Like the original Leata, the Cabalero came as a coupe or a surprisingly handsome pickup. When asked by General Motors how he managed to make a truck out of a car with no frame, Stinebaugh replied, "It's simple -- you put a frame under it!"
Along with the Cabalero came a new approach to promotion. In an attempt at big league ad-speak, brochures referred to it as "a precision-sized luxury automobile, designed by Master Craftsmen ... The Cabalero owner knows he is one of a few people fortunate to experience the pleasure of a truly exceptional automobile meant to be a landmark in automotive history."
Stinebaugh did better with the Cabalero. The original Leata was "one hard little bugger to build," but tricking up Chevettes was easier and faster, though some lovable quirkiness was lost in the process. Perhaps as many as a hundred of the hybrids were sold. Even so, some money was lost on each one.
Undaunted, Stinebaugh later manufactured a handful of full-sized luxury sportsters. This time, the body panels were stamped out in steel in his own shop. No two cars were quite alike, but all shared the neo-classic flavor of the little ATVs and first Leatas. They sold in the $75,000 range.
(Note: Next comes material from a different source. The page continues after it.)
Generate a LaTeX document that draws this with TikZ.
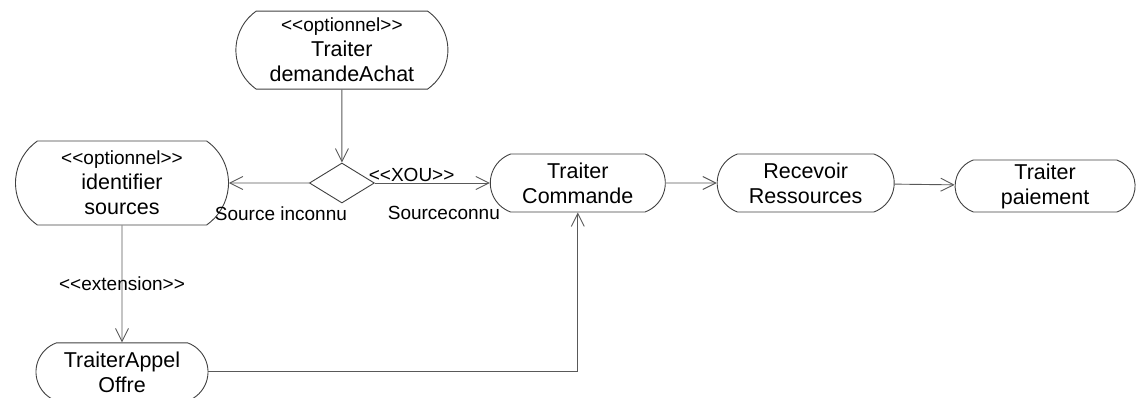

Said Don Stinebaugh, "I lost over three-quarters of a million dollars making Leatas. I'm out of the car business for good. But you know," he said as if the light of another dream was rekindling in his eyes, "I look at the little four-wheel drives being built today and I think I probably could have made it with that first ATV!"
Perhaps it was just a bit ahead of its time.